**Excerpt from a dataset**:

(begin)

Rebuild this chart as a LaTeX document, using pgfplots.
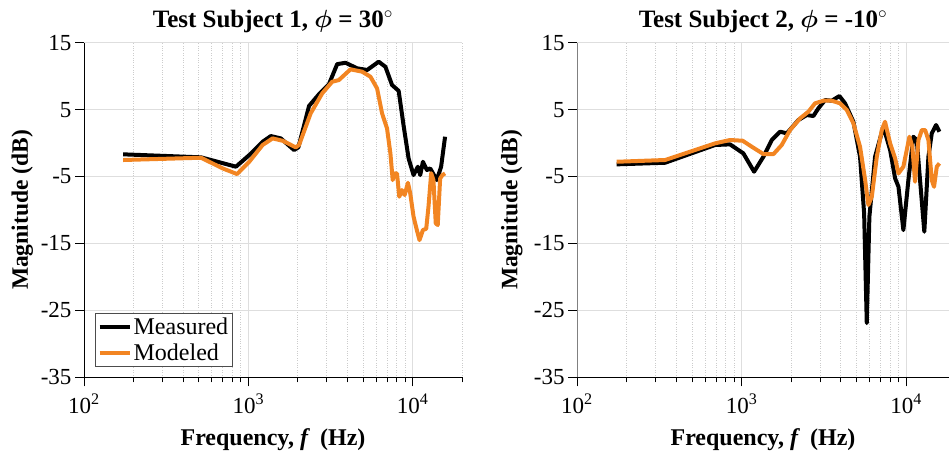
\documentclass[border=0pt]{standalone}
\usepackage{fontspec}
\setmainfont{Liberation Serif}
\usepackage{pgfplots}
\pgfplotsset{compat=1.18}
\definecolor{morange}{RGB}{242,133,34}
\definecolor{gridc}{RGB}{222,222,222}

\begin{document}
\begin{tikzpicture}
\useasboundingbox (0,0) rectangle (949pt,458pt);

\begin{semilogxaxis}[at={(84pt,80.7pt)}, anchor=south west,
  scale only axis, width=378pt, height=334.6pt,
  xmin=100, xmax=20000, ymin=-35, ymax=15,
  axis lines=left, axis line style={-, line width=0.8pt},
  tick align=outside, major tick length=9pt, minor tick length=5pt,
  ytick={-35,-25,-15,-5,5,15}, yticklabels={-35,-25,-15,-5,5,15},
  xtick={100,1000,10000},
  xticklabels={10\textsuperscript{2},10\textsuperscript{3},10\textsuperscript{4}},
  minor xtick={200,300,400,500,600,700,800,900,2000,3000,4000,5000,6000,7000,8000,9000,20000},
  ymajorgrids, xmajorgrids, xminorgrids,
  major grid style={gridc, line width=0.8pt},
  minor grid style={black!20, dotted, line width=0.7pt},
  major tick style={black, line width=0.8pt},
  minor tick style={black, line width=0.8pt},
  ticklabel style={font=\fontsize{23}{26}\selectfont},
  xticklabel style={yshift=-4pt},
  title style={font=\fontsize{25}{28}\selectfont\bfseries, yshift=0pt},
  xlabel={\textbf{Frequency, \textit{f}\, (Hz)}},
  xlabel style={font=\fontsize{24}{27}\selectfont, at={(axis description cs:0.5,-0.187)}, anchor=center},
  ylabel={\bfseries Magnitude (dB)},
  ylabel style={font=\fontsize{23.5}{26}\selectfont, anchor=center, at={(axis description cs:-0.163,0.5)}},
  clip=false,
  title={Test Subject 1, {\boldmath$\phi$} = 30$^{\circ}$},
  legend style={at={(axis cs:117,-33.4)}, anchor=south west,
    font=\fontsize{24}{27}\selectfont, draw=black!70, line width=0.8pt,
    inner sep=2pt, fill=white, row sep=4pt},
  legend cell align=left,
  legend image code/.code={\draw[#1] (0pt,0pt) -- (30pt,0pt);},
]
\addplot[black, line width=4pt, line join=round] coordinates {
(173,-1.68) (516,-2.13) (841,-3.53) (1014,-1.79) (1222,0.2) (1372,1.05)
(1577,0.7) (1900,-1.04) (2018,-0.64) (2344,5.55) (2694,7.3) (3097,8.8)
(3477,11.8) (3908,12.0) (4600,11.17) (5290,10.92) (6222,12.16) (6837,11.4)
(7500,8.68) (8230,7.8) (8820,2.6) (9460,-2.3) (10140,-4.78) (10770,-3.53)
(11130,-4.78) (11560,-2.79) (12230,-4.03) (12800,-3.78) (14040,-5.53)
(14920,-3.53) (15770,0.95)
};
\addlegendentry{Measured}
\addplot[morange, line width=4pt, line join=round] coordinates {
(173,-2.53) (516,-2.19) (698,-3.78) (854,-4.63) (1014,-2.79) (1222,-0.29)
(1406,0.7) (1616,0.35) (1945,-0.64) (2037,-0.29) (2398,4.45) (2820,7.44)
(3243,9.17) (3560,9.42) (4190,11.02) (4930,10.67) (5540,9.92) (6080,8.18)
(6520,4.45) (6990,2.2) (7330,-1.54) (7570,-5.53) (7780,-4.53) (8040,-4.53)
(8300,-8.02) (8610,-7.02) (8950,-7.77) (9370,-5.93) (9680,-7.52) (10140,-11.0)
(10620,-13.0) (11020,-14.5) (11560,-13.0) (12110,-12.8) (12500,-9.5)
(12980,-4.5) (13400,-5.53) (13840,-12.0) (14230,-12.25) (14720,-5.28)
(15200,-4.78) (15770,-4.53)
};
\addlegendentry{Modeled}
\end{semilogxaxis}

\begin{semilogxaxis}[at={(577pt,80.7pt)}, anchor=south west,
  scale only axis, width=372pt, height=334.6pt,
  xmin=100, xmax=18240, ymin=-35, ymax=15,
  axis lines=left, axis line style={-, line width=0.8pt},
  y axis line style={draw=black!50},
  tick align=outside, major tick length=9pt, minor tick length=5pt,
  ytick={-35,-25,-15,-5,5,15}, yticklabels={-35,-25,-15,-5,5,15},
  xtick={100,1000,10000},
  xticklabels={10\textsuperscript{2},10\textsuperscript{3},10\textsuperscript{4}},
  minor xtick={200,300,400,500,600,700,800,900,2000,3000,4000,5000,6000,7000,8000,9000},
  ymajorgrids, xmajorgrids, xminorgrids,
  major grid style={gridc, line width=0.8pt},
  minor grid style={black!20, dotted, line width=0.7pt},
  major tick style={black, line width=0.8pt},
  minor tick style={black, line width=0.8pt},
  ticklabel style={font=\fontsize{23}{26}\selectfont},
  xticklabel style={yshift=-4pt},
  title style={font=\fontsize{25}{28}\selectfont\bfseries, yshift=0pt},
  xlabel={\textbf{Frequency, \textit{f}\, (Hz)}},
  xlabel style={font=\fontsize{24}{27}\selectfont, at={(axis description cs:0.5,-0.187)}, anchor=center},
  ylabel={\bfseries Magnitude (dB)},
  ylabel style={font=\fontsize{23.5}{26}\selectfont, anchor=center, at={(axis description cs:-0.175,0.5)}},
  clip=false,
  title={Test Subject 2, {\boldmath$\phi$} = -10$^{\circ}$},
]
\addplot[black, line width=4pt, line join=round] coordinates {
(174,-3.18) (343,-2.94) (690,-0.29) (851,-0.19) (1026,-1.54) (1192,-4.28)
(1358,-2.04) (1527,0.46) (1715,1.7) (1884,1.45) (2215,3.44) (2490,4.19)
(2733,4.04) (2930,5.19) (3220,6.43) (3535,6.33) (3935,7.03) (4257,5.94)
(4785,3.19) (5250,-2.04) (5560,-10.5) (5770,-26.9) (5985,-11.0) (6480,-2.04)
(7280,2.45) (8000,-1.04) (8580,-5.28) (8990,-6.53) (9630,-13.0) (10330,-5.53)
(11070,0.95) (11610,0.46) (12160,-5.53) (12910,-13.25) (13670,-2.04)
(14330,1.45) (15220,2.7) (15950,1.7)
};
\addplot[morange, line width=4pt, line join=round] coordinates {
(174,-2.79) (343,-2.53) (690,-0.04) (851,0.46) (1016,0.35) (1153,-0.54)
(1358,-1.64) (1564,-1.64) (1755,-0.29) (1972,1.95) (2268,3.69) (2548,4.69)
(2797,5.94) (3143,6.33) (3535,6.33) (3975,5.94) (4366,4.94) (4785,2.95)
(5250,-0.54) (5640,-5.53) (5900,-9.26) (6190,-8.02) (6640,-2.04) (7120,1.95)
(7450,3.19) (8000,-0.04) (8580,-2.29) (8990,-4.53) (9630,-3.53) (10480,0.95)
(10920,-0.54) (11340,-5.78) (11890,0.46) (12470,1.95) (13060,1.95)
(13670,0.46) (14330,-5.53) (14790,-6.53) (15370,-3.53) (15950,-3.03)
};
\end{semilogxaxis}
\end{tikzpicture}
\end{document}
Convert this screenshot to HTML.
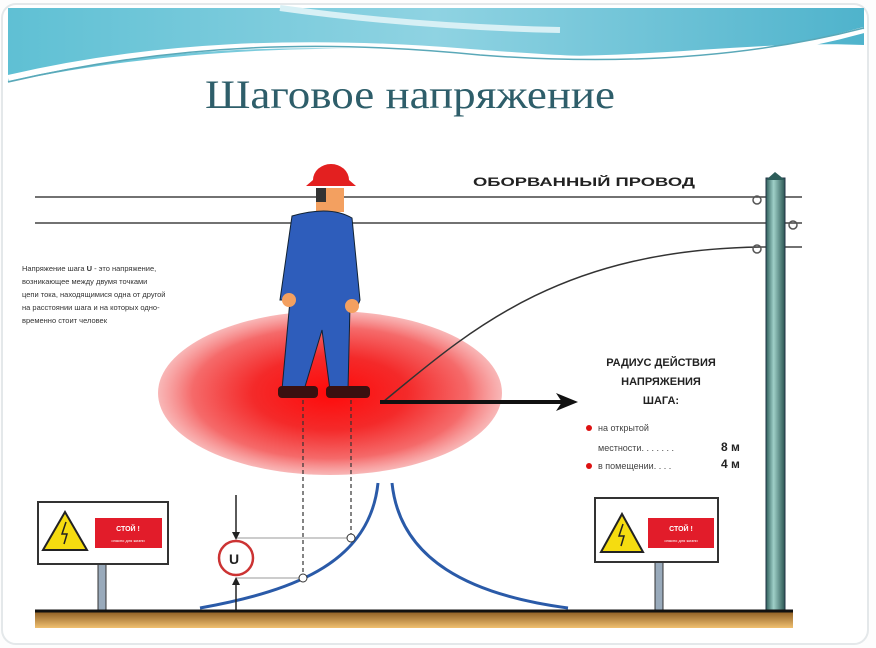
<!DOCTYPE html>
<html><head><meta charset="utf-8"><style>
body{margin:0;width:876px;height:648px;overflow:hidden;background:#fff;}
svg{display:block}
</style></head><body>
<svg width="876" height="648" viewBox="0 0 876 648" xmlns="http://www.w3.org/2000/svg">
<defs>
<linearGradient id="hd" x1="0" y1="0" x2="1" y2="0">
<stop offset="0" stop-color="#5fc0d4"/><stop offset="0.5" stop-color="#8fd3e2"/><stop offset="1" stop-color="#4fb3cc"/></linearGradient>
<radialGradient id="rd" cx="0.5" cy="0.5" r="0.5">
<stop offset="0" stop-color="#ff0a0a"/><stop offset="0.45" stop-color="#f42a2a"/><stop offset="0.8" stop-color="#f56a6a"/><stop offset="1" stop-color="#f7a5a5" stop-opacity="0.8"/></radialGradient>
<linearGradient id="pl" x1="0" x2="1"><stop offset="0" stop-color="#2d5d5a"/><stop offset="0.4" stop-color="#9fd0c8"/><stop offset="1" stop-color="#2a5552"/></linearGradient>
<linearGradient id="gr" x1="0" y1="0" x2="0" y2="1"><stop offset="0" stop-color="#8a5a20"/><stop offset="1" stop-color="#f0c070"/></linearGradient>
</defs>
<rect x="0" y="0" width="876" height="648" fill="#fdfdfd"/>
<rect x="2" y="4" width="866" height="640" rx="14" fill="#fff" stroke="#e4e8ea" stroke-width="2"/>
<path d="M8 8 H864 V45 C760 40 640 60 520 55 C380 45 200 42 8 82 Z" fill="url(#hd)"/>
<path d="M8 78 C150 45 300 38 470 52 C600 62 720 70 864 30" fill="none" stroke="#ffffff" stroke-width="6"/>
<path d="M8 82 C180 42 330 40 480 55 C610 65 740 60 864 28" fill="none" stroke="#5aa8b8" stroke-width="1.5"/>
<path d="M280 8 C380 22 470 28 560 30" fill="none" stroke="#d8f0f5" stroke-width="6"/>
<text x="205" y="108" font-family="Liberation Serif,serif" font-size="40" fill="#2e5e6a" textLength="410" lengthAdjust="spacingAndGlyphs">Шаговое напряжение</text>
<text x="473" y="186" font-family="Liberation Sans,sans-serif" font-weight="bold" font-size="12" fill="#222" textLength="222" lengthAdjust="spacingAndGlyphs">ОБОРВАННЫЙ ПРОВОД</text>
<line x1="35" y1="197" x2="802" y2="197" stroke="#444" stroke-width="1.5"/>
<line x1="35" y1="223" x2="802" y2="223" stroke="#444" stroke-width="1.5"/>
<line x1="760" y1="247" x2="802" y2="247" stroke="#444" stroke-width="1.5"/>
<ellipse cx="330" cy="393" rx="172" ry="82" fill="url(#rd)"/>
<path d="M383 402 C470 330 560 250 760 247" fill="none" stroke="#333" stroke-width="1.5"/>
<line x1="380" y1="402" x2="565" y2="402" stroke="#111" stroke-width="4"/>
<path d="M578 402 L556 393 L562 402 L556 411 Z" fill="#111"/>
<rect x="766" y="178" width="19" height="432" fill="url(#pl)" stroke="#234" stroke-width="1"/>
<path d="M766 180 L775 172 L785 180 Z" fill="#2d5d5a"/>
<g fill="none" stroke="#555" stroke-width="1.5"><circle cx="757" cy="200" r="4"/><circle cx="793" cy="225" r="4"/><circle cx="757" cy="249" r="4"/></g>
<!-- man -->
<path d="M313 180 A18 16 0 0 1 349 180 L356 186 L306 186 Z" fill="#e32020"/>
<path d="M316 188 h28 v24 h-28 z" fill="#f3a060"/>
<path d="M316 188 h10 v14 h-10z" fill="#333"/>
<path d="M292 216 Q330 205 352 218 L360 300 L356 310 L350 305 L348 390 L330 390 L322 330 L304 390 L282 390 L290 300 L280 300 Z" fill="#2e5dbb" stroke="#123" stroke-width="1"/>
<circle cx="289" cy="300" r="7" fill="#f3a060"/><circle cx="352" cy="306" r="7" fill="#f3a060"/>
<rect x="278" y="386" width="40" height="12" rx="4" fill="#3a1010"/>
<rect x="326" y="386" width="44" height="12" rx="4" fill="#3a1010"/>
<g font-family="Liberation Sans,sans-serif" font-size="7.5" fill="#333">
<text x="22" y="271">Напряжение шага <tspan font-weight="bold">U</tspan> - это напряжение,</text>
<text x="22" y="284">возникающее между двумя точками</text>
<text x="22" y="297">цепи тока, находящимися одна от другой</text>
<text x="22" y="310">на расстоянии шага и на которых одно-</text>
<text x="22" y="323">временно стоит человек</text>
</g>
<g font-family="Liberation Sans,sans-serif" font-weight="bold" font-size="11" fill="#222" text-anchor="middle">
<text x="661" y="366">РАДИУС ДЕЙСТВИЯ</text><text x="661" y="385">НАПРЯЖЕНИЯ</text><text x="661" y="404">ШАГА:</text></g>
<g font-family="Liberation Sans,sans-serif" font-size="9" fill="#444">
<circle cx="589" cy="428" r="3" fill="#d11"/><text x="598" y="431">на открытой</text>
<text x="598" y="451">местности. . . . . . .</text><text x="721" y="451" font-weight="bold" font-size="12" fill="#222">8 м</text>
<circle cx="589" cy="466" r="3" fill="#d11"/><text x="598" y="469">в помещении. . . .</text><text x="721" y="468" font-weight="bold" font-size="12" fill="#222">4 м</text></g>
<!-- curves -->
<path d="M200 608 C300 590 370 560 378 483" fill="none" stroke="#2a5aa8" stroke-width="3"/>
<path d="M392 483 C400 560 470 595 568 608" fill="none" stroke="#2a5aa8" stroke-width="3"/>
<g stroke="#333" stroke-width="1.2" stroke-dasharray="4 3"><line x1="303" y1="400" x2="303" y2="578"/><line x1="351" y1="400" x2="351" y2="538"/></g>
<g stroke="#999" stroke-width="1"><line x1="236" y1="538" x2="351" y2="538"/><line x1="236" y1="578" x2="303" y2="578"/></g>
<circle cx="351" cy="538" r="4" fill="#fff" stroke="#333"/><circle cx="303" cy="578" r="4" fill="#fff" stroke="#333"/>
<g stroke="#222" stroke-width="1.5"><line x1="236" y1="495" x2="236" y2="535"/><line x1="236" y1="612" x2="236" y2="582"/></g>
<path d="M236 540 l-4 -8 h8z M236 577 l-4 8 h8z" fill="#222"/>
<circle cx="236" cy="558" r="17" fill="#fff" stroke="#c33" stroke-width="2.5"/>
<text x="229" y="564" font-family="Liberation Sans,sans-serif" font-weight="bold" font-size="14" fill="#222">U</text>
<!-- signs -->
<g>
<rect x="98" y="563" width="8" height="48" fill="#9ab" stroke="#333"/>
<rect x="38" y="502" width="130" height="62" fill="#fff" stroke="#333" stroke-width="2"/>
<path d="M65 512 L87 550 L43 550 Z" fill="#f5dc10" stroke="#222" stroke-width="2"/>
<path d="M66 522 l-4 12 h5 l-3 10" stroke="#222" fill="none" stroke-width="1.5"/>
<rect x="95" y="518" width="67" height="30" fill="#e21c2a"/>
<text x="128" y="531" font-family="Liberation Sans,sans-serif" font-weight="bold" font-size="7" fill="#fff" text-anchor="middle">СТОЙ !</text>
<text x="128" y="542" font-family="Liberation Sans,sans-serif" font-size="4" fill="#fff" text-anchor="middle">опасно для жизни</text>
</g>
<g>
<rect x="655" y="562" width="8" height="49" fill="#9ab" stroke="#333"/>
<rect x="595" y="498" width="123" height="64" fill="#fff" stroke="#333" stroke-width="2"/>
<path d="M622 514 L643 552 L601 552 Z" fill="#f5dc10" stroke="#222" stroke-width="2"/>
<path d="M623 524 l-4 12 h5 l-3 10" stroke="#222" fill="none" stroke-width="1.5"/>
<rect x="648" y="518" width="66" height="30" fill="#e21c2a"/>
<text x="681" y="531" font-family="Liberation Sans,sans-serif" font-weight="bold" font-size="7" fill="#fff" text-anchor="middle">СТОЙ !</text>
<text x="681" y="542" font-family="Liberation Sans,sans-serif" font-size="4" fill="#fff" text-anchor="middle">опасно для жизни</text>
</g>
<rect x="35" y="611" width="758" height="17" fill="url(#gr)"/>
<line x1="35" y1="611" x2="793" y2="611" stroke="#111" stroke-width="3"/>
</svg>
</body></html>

(end)

**Problem to solve**:
Only the lines from the start of the entries above to the line containing "(0,0) rectangle (949pt,458pt);" are to be given again, exactly and with both ends included; pictures are excluded.

**Reply**:
Rebuild this chart as a LaTeX document, using pgfplots.
\documentclass[border=0pt]{standalone}
\usepackage{fontspec}
\setmainfont{Liberation Serif}
\usepackage{pgfplots}
\pgfplotsset{compat=1.18}
\definecolor{morange}{RGB}{242,133,34}
\definecolor{gridc}{RGB}{222,222,222}

\begin{document}
\begin{tikzpicture}
\useasboundingbox (0,0) rectangle (949pt,458pt);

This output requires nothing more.